I am spending the 2008-09 academic year at the Indian Institute of Science (IISc) in Bangalore, India. My wife and I are both Fulbright Scholars, a program that enables teachers and researchers to visit foreign countries for academic exchange and to encourage international understanding.
We arrived just past midnight on August 12, 2008, after a flight from Paris. We landed at the brand new Bengaluru International Airport, opened just two months ago. This spacious, gleaming structure is a far cry from the cramped and dingy airport we used last year, where the exit from the airport left you in an utter chaos of hundreds of taxis and small streets.
The signs around the airport highlight the new name for this city of 6.5m people: Bengaluru. As with other cities, such as Mumbai (Bombay) and Chennai (Madras), Bangalore decided last year that it was time to revert to a more traditional (pre-British) name. Apparently, Bengaluru means “city of beans”.

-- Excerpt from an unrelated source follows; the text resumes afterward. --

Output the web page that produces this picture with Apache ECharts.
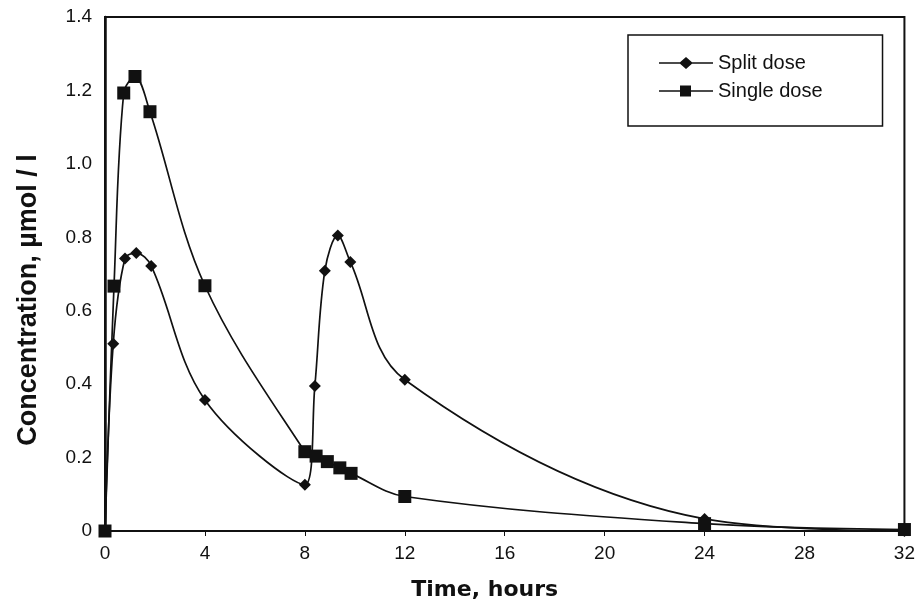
<!DOCTYPE html>
<html>
<head>
<meta charset="utf-8">
<script src="https://cdn.jsdelivr.net/npm/echarts@6/dist/echarts.min.js"></script>
<style>
  html, body { margin: 0; padding: 0; background: #fff; }
  #chart { width: 918px; height: 606px; }
</style>
</head>
<body>
<div id="chart"></div>
<script>
// 时间 (hours) 和浓度 (µmol/l)
var splitTime = [0, 0.33, 0.8, 1.25, 1.85, 4, 8, 8.4, 8.8, 9.32, 9.82, 12, 24, 32];
var splitConc = [0, 0.51, 0.742, 0.757, 0.722, 0.357, 0.126, 0.395, 0.709, 0.805, 0.733, 0.412, 0.033, 0];
var singleTime = [0, 0.36, 0.75, 1.2, 1.8, 4, 8, 8.45, 8.9, 9.4, 9.85, 12, 24, 32];
var singleConc = [0, 0.667, 1.193, 1.238, 1.142, 0.668, 0.216, 0.204, 0.189, 0.172, 0.157, 0.094, 0.02, 0.004];

function pairs(xs, ys) {
  return xs.map(function (x, i) { return [x, ys[i]]; });
}

var font = 'Liberation Sans, Arial, sans-serif';
// 图例图标：线 + 标记
var iconDiamond = 'path://M0,5.3L21,5.3L27,0L33,5.3L54,5.3L54,6.7L33,6.7L27,12L21,6.7L0,6.7Z';
var iconSquare = 'path://M0,5.3L21,5.3L21,0.5L32,0.5L32,5.3L54,5.3L54,6.7L32,6.7L32,11.5L21,11.5L21,6.7L0,6.7Z';

var myChart = echarts.init(document.getElementById('chart'));
myChart.setOption({
  animation: false,
  backgroundColor: '#fff',
  grid: {
    left: 105, right: 12, top: 17, bottom: 70,
    show: true, borderColor: '#111', borderWidth: 2, backgroundColor: 'transparent'
  },
  legend: {
    left: 628, top: 35,
    orient: 'vertical',
    padding: [18, 60, 25, 31],
    itemGap: 8,
    itemWidth: 54, itemHeight: 12,
    borderColor: '#111', borderWidth: 1.5,
    textStyle: { fontFamily: font, fontSize: 20, color: '#111' },
    data: [
      { name: 'Split dose', icon: iconDiamond },
      { name: 'Single dose', icon: iconSquare }
    ]
  },
  xAxis: {
    type: 'value', min: 0, max: 32, interval: 4,
    name: 'Time, hours', nameLocation: 'middle', nameGap: 48,
    nameTextStyle: {
      fontFamily: 'DejaVu Sans, ' + font, fontSize: 22, fontWeight: 'bold', color: '#111',
      padding: [0, 40, 0, 0]
    },
    axisLine: { lineStyle: { color: '#111', width: 2 } },
    axisTick: { show: true, length: 5, lineStyle: { color: '#111' } },
    axisLabel: { fontFamily: font, fontSize: 19, color: '#111', margin: 13 },
    splitLine: { show: false }
  },
  yAxis: {
    type: 'value', min: 0, max: 1.4, interval: 0.2,
    name: 'Concentration, µmol / l', nameLocation: 'middle', nameGap: 63,
    nameTextStyle: {
      fontFamily: font, fontSize: 27, fontWeight: 'bold', color: '#111',
      padding: [0, 52, 0, 0]
    },
    axisLine: { lineStyle: { color: '#111', width: 2.5 } },
    axisTick: { show: false },
    axisLabel: {
      fontFamily: font, fontSize: 19, color: '#111', margin: 13,
      formatter: function (v) { return v === 0 ? '0' : v.toFixed(1); }
    },
    splitLine: { show: false }
  },
  series: [
    {
      name: 'Split dose', type: 'line', smooth: 0.35,
      data: pairs(splitTime, splitConc),
      symbol: 'diamond', symbolSize: 12,
      itemStyle: { color: '#111' },
      lineStyle: { color: '#111', width: 1.7 }
    },
    {
      name: 'Single dose', type: 'line', smooth: 0.35,
      data: pairs(singleTime, singleConc),
      symbol: 'rect', symbolSize: 13,
      itemStyle: { color: '#111' },
      lineStyle: { color: '#111', width: 1.7 }
    }
  ]
});
</script>
</body>
</html>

The downside to the new airport is that it is 30km drive, albeit on a new 4- or 6-lane highway, into the city. I was amazed that our taxi driver could fit five of us, 10 suitcases, and 8 carry-on bags. On the other hand, some of these were tied on a roofrack with a rather flimsy-looking rope. When it started to sprinkle, I winced… fortunately, it never rained hard and our luggage was fine.
The highway itself demonstrates some of the contrasts you see in Bangalore. New and well-built, it highlights the new Bangalore, booming with IT jobs and prosperity. But in the darkness of midnight one may be surprised to see donkeys resting on the median strip, untended and untied; or an overloaded agricultural truck, with no lights or warning markers, broken down in the traveling lane. Not that lanes mean anything to a Bangalore driver – in the city, where streets are perpetually jammed, drivers jostle for position wherever possible.
The air is cool, even chilly, as we depart the airport and drive into town. This is the monsoon season, with highs in the 70s and lows in the 60s. It rains nearly every day, sometimes heavily.